Hindustan Times Gurugram

|

December 30, 2025

India’s aviation story is facing headwinds from contradictions of a high-cost environment and a price-sensitive market

- Amit Kapoor is chair, Institute for Competitiveness and Richard Dasher is Professor and Director, USATMC, Stanford University.

India has become a graveyard of airlines. From Kingfisher and Jet Airways to Go First, carriers have repeatedly expanded and collapsed in a market that should be among the world’s most lucrative. These failures are often attributed to poor management, aggressive expansion, or weak governance. Yet the pattern is too consistent to be explained by firm-specific mistakes alone. The more durable explanation is structural. India is among the world’s highest-cost aviation environments, even as its political economy insists on persistently low fares. This contradiction has proved difficult to navigate for most airlines that have attempted to operate at scale.

Indian aviation combines high input costs with constrained yields. For instance, aviation turbine fuel is benchmarked to international prices and then burdened with heavy central and state taxes which goes up to 24%. Almost 70% of costs such as aircraft leases, maintenance and spares are largely dollar-denominated, leaving airlines exposed to currency depreciation.
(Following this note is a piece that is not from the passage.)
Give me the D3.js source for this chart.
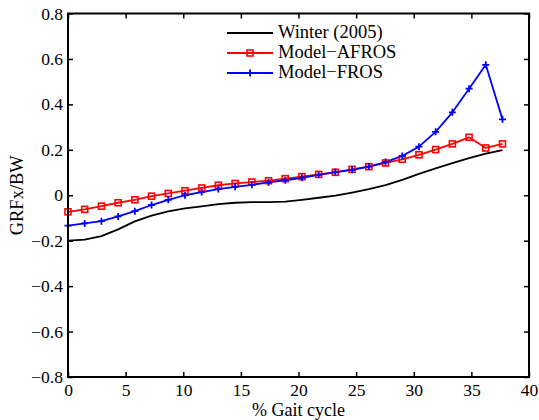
<!DOCTYPE html>
<html><head><meta charset="utf-8">
<script src="https://cdn.jsdelivr.net/npm/d3@7"></script>
<style>body{margin:0;background:#fff}svg{display:block}text{font-family:"Liberation Serif","Times New Roman",serif;fill:#000}</style>
</head><body><svg id="c" width="539" height="420"></svg>
<script>
const gait = [0, 1.45, 2.9, 4.35, 5.8, 7.25, 8.7, 10.15, 11.6, 13.05, 14.5, 15.95, 17.4, 18.85, 20.3, 21.75, 23.2, 24.65, 26.1, 27.55, 29.0, 30.45, 31.9, 33.35, 34.8, 36.25, 37.7];
const winter = [-0.200, -0.195, -0.180, -0.150, -0.115, -0.090, -0.071, -0.058, -0.049, -0.039, -0.033, -0.030, -0.030, -0.028, -0.020, -0.011, -0.002, 0.012, 0.027, 0.045, 0.068, 0.094, 0.118, 0.141, 0.163, 0.183, 0.199];
const afros = [-0.073, -0.062, -0.048, -0.033, -0.020, -0.004, 0.008, 0.020, 0.032, 0.044, 0.052, 0.058, 0.064, 0.073, 0.082, 0.092, 0.101, 0.114, 0.126, 0.142, 0.158, 0.178, 0.201, 0.226, 0.255, 0.208, 0.226];
const fros = [-0.134, -0.124, -0.114, -0.093, -0.070, -0.043, -0.020, 0.000, 0.014, 0.027, 0.037, 0.046, 0.057, 0.066, 0.077, 0.090, 0.102, 0.112, 0.126, 0.146, 0.173, 0.214, 0.279, 0.365, 0.469, 0.574, 0.334];
const xTicks = [0, 5, 10, 15, 20, 25, 30, 35, 40];
const yTicks = [-0.8, -0.6, -0.4, -0.2, 0, 0.2, 0.4, 0.6, 0.8];
const seriesNames = ["Winter (2005)", "Model\u2212AFROS", "Model\u2212FROS"];
const seriesColors = ["#000000", "#ff0000", "#0000ff"];
const seriesMarkers = ["none", "square", "plus"];

const L = 68, R = 529, T = 13.5, B = 377;
const svg = d3.select("#c");
const x = d3.scaleLinear().domain([0, 40]).range([L, R]);
const y = d3.scaleLinear().domain([-0.8, 0.8]).range([B, T]);
const fmt = v => v === 0 ? "0" : (v < 0 ? "\u2212" : "") + Math.abs(v).toFixed(1);

const series = [winter, afros, fros];
const line = d3.line().x((d, i) => x(gait[i])).y(d => y(d));
const g = svg.append("g");
series.forEach((s, k) => {
  g.append("path").datum(s).attr("d", line).attr("fill", "none")
   .attr("stroke", seriesColors[k]).attr("stroke-width", 1.8).attr("stroke-linejoin", "round");
});
function marker(sel, type, color) {
  if (type === "square") {
    sel.append("rect").attr("x", -3).attr("y", -3).attr("width", 6).attr("height", 6)
      .attr("fill", "none").attr("stroke", color).attr("stroke-width", 1.6);
  } else if (type === "plus") {
    sel.append("path").attr("d", "M-3.5,0H3.5M0,-3.5V3.5").attr("stroke", color).attr("stroke-width", 1.8);
  }
}
series.forEach((s, k) => {
  if (seriesMarkers[k] === "none") return;
  s.forEach((d, i) => {
    const m = g.append("g").attr("transform", `translate(${x(gait[i])},${y(d)})`);
    marker(m, seriesMarkers[k], seriesColors[k]);
  });
});

// axes box
const ax = svg.append("g");
const xb = d3.axisBottom(x).tickValues(xTicks).tickSize(-5).tickPadding(7).tickFormat(d => d);
const xt = d3.axisTop(x).tickValues(xTicks).tickSize(-5).tickFormat("");
const yl = d3.axisLeft(y).tickValues(yTicks).tickSize(-5).tickPadding(5).tickFormat(fmt);
const yr = d3.axisRight(y).tickValues(yTicks).tickSize(-5).tickFormat("");
[[xb, `translate(0,${B})`], [xt, `translate(0,${T})`], [yl, `translate(${L},0)`], [yr, `translate(${R},0)`]].forEach(([a, tr]) => {
  const gg = ax.append("g").attr("transform", tr).call(a);
  gg.select(".domain").remove();
  gg.selectAll("line").attr("stroke", "#000").attr("stroke-width", 1.5);
  gg.selectAll("text").attr("font-family", null).style("font-family", '"Liberation Serif","Times New Roman",serif').style("font-size", "17.5px").attr("fill", "#000");
});
ax.selectAll("g").attr("font-family", null);
ax.append("rect").attr("x", L).attr("y", T).attr("width", R - L).attr("height", B - T)
  .attr("fill", "none").attr("stroke", "#000").attr("stroke-width", 2);

// labels
svg.append("text").attr("x", (L + R) / 2).attr("y", 415.5).attr("text-anchor", "middle").style("font-size", "18px").text("% Gait cycle");
svg.append("text").attr("transform", `translate(23,${(T + B) / 2}) rotate(-90)`).attr("text-anchor", "middle").style("font-size", "18.5px").text("GRFx/BW");

// legend
const lg = svg.append("g");
seriesNames.forEach((n, k) => {
  const yy = 33 + k * 20;
  lg.append("line").attr("x1", 227).attr("x2", 273).attr("y1", yy).attr("y2", yy).attr("stroke", seriesColors[k]).attr("stroke-width", 1.8);
  marker(lg.append("g").attr("transform", `translate(250,${yy})`), seriesMarkers[k], seriesColors[k]);
  lg.append("text").attr("x", 278).attr("y", yy + 5).style("font-size", "18.5px").text(n);
});
</script></body></html>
Airport, landing, and navigation charges have risen steadily as infrastructure has expanded, and these costs tend to be sticky. Against this, passenger willingness to pay remains limited in a price-sensitive market, and fares are frequently subject to political pressure even when not formally capped. The result is a sector where airlines can grow rapidly and still lose money on every additional seat-kilometre (km) they fly.

When airline performance is normalised for size using unit revenue and unit cost per km, the pattern is revealing. A recent assessment of Indian carriers between 2007 and 2022 with inflation-adjusted data show average unit revenues of about 2,490 crore per km, against unit costs closer to ₹2,510 crore. The difference is narrow, but its persistence over 15 years points to structural margin compression.